*Rangel Alves da
Costa
Caminhando
entre velhas árvores e folhas mortas, avistando tufos ralos de mato e restos de
tudo por todo lugar, de repente se descobriu um lobo. Sim, do nada lhe surgiu a
ideia de estar vivendo agora como um lobo. Ou com motivos para pensar assim,
pois seus caminhos e passos já não se diferenciavam daqueles errantes
solitários, vagantes dos cumes e estepes, uivando suas dores na escuridão: os
lobos.
Os lobos
são os seres mais incompreendidos que possam existir. O homem também é lobo
dessa incompreensão, desse desconhecimento que o torna repulsivo e repugnante.
Um bicho feroz e perigoso, sempre à espreita, que pode atacar a qualquer
instante. Homens e lobos na sua estrada, no seu monte, no seu descampado. O
mesmo passo de solidão, o mesmo uivo de dor, a mesma angústia existencial.
Contudo, só lhes avistam a fera.
A não
incompreensão acaba ocultando a realidade. Triste daquele ou daquilo que seja
visto e considerado apenas pela aparência, pela suposição do que seja, e não
perante sua realidade. O pior é que as suposições são sempre as mais negativas
possíveis. Neste sentido, não há lobo bom, mas apenas lobo mau, feroz, voraz,
perigoso. Por analogia, o homem vai sendo revestido de lobo toda vez que deixa
de ser avistado como um ser comum, que também padece e sofre, que amarga as
angústias da vida, para ser transformado em frio e perigoso animal.
Ninguém
quer compreender as dores dos lobos e as dores do homem. São as mesmas dores,
os mesmos sofrimentos, os mesmos destinos e os mesmos desatinos. Naquele olhar
frio, atento à presa, pronto ao ataque, não há lugar para a lágrima. É assim
que sempre se imagina. Quer apenas se lançar sobre o outro, devorar sua carne,
suas entranhas, beber o seu sangue, vomitar o seu fel. É assim que sempre se
imagina. Mas lobos e homens possuem olhos que avistam os mesmos horizontes
imaginados aos olhares mais sensíveis: o que é belo não pode ser avistado
diferente.

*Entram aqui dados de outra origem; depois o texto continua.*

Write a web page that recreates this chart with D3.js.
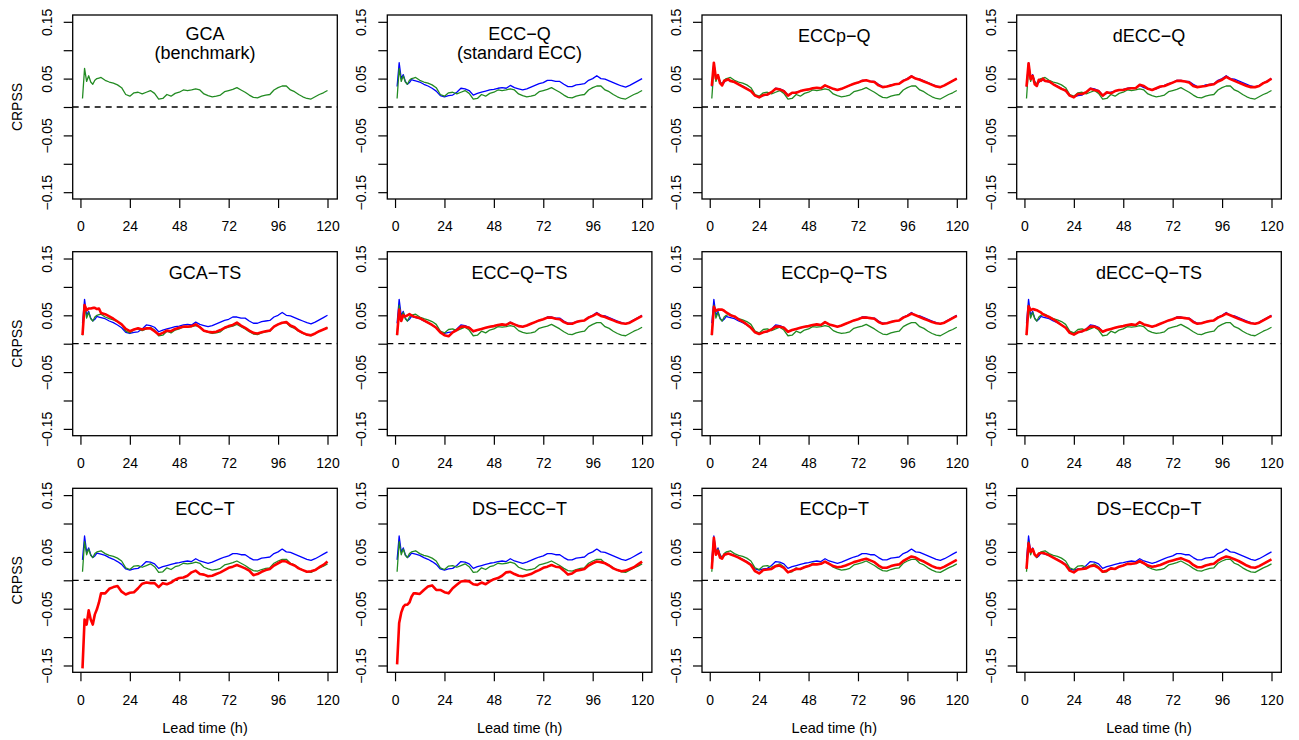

Mas as dolorosas paisagens não podem trazer brilhos alentados ao
olhar.
Entre
lobos e homens analogias de medo e pavor. Como a noite sem lua que carrega o
medo e o labirinto que esconde o inesperado, assim também os dois perante as
incompreensões. Ninguém se dá ao esforço de imaginar um uivo de lobo com outra
significação senão que há, pelos arredores ou nas distâncias, um ser perigoso
que ameaça com o seu grito. Ninguém se dá ao esforço de imaginar um pranto de
um homem, um soluço dorido, senão como uma demonstração de fraqueza e covardia.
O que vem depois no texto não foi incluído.